In all these ways, and more, we have shown how much more we have in common with our European partners as neighbours and allies and friends who share fundamental values, history and culture. It is a poignant reminder that while we will be leaving the European Union, we must continue to work together, for the security and prosperity of our people for generations to come. I commend this statement to the House.


Bill Cash Chair, European Scrutiny Committee: My right hon. Friend has quite rightly referred to trade and co-operation with the European Union, and we on the leave side have always argued for that. Will he, however, give us some further advice? He is talking about very precise blueprints and about alternative models. Will he give us an absolute assurance that any such models or blueprints will be exclusively based on the assumption that we are repealing the European Communities Act 1972?

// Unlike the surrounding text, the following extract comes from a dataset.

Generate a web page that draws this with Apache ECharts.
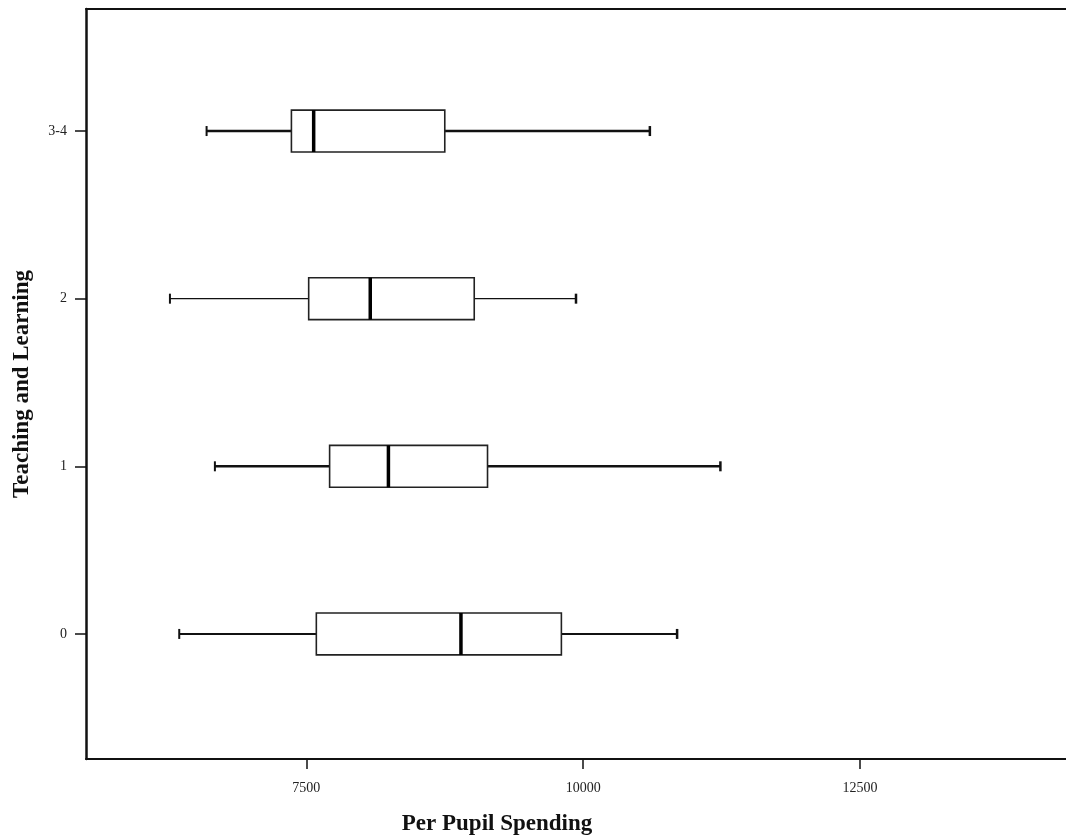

David Cameron David Cameron The Prime Minister: We are leaving the European Union, so surely that must be the case. The reassurance that I can give my hon. Friend is that I am not saying that there are only four or five blueprints and that Britain has to follow any one of those. Obviously, we can try to amend blueprints and have Norway-plus or Norway-minus or a better trade deal than Canada. It is important for colleagues in the House and people in the country to understand that there are some quite fundamental questions about whether we want full unrestricted access to the single market and the price we might have to pay in return, or whether we will be satisfied to have less than full access along with some other compensating advantages. We have to go through all those questions, and the more we can attach facts and figures to them, the more we will enable people to make an informed choice.